Are Those Gay Doritos Ads Funny?

First published at 365gay.com on January 28, 2011

I first discovered the gay-themed Doritos ads

http://glaadblog.org/2011/01/25/frito-lay-distances-itself-from-gay-themed-ads/

when a friend sent me a link to one titled “Told You So” with the question: “Is it okay for me to laugh at this?”

Quick answer, for those who have been wondering the same thing: Yes, it’s okay to laugh.

A longer answer, for those who nevertheless feel a bit uncomfortable while doing so, constitutes the remainder of the column.

The “Told You So” ad opens with a man “Tom” trimming his hedges when he notices a bowl of Doritos in the distance, causing him to stop working and to start licking his lips. His wife/girlfriend “Barbara” suddenly appears, giving him a quizzical, faintly disgusted look. Then the camera pans out, revealing that the Doritos are being consumed by a stereotypically gay male couple as they lounge poolside in skimpy cutoff shorts. Jolted from his Doritos daydream, Tom realizes that Barbara mistakenly thinks he’s drooling over the guys, not the snack.

The guys apparently think the same thing: the commercial ends with one telling the other, in an effeminate voice, “Told you so!”

The ad bothered me a bit when I first saw it, though not entirely for the reasons one would think:

First, Tom is using the wrong garden tool for the sort of trimming he’s doing, and in any case he should be more careful when handling sharp pruners.

Second, how could the video editor not notice that Gay Guy #2 has his legs crossed in the close-up shots but spread in the distance shot? Careless.

Third, Doritos are nasty, and there’s no way you can eat them regularly and still maintain abs like those guys in the commercial.

Fourth, and on a serious note: the ad’s portrayal of gays as mincing queens makes me a bit uneasy when the intended audience is Super Bowl viewers.

(Note: the ad was a submission for Doritos’ “Crash the Superbowl” contest. It was not chosen as a finalist, and according to Frito-Lay it has no chance of airing at the Super Bowl.)

Comedy often emerges from “mistaken identity” scenarios, and there’s nothing wrong per se with deriving humor from someone’s confusing a gay couple with a bag of Doritos as the object of another’s lust.

Moreover, it’s a 30-second ad, and short of putting the neighbor guys in bed together there’s probably no quicker way to establish their gayness than by using stereotypes. Indeed, the ad comically exaggerates the stereotypes, from the guys’ cutoff shorts to their limp-wristed mannerisms to the umbrellas in their cocktails. Even their Doritos bowl is bright pink.

So what’s the problem?

The problem is that those stereotypes are still used to taunt gay kids, and it’s not difficult to imagine a closeted gay teen seeing that commercial during the Super Bowl with his homophobic Dad, who rather than laughing at the mix-up, laughs at the stereotypical gays: “Haha—silly faggots.” The kid gets the message that gayness itself is worthy of ridicule.
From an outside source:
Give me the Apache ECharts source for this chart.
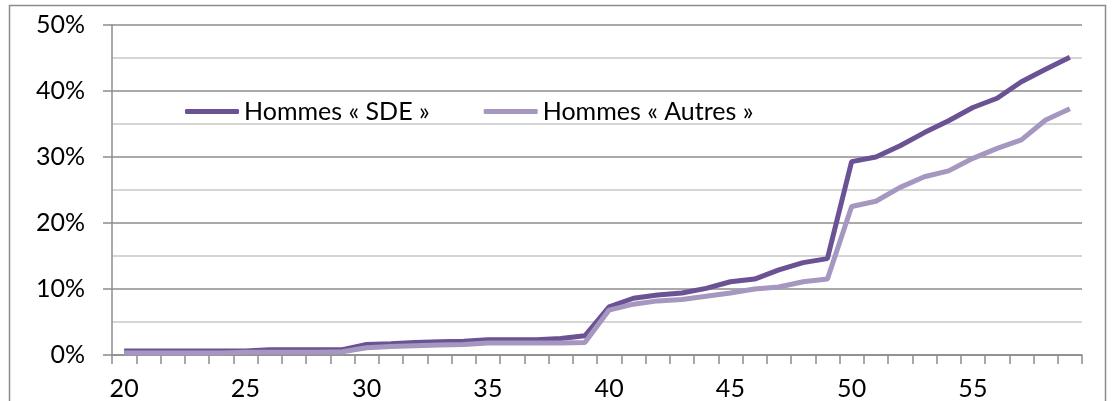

Is that the ad-makers’ fault? No. And I’m not—I repeat, NOT—saying that the ad itself is homophobic, or that it should be censored.

It’s just that humor is contextual, and the context for an ad like this can vary wildly—which explains the mixed reaction to “Told You So.”

A portrayal of gays that’s funny on LOGO can be cringe-worthy at a Southern Baptist Convention. A stand-up routine that’s hilarious in Los Angeles can fall flat in Dayton. A joke that inspires gentle self-deprecation in some can unwittingly fuel self-loathing in others.

The trouble here is that, with a (potential) Super Bowl ad, the audience is pretty much everyone. That’s especially true in our internet age, when such ads can go “viral” on YouTube (as this one seems to be doing, along with another gay-themed ad “The Sauna”).

As I said, “Told You So” won’t be aired during the Super Bowl. Personally, I wouldn’t object if it were. The guys are cute, the premise is funny, and the creators shouldn’t be faulted for the reactions of homophobes—many of whom dislike us no matter how we’re portrayed.

So yes, it’s okay to laugh, and it’s okay to wince a little too. Just remember that the best way to combat stereotypes is not to censor the stereotypical. It’s to strengthen the representation of LGBT people in all our diverse forms.